Кратко оценивая составные части европейской рецепции, мы отметим четыре принципиально важных элемента.
Во-первых, непереоценимое значение имела попытка сделать Россию страной по-европейски образованной. В 1687 г., с опозданием на четыре столетия по сравнению с ранними европейскими университетами, в Москве была основана Славяно-греко-латинская академия — первое в стране светское учебное заведение (для создания настоящего европейского университета потребовалось еще 70 лет[254]). Петровские реформы сделали определенный уровень «профессионального», если так уместно выразиться, образования обязательным для представителей привилегированного класса, которые были теперь обязаны проходить военную или административную государственную службу[255]. От презрительного отношения к «немцам» Россия стремительно перешла к невиданному в то время космополитизму: только в петровское время в страну переехало, поступив на службу, несколько тысяч офицеров и гражданских профессионалов из европейских стран[256]; в годы правления Анны Иоанновны иностранцы занимали от трети до половины высших командных постов в русской армии[257]; к концу XVIII века французский язык соперничал с русским в качестве средства общения в петербургском высшем обществе (при этом сам современный русский язык стал, как ни странно, именно продуктом европеизации страны). Были образованы первые российские академии — наук и художеств, — и менее чем за столетие в стране появились составившие ее славу величайшие художники, писатели и поэты. Какими бы масштабными ни были достижения в иных областях, именно невиданное расширение кругозора и образованности всей верхушки тогдашнего общества мы бы назвали главным элементом новой рецепции.

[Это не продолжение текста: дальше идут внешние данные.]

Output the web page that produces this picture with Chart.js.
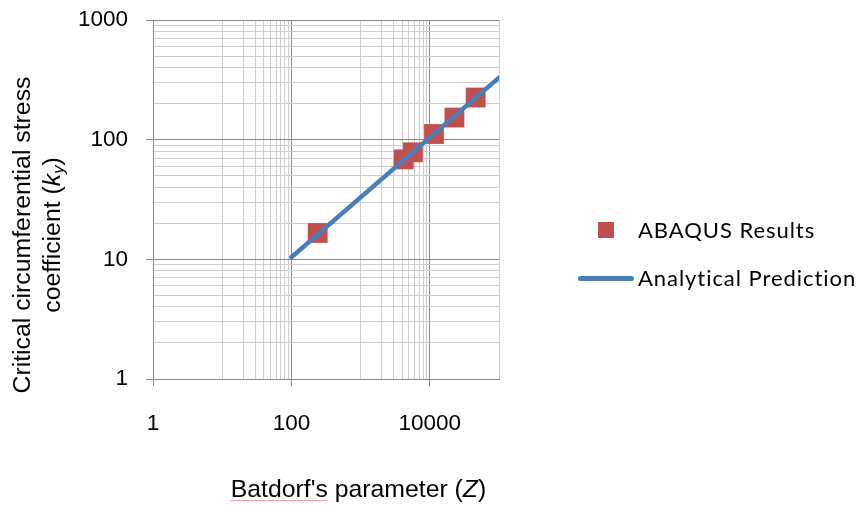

Во-вторых, европейская рецепция была par excellence обусловлена очевидным к тому времени технологическим и военным отставанием России от передовых стран того времени, которое отчетливо ощущалось еще с середины XVII века, — и поэтому она стала первым примером экономической модернизации в истории страны. Важнейшие заимствования коснулись кораблестроения (как военного, так и коммерческого), фортификации и архитектуры, горного дела и металлургии; была создана современная металлургическая, военная и текстильная промышленность. С конца XVII века по 1725 г. выплавка чугуна в России выросла в восемь раз (Россия стала нетто-экспортером металлов уже в 1716 г. и крупнейшим их производителем в мире в 1760-е гг.), а производство тканей — более чем в пять раз[258]. Стремительно росло число мануфактур, организованных по европейскому образцу, — от металлургических заводов и полотняных фабрик до оружейных, кожевенных и фарфоровых заводов; если в начале петровского времени в стране было около 20 «мануфактур», то к 1725 г. их число превысило 250, а 50–75 % пошлины, введенные тарифом 1724 г., благоприятствовали политике «импортозамещения»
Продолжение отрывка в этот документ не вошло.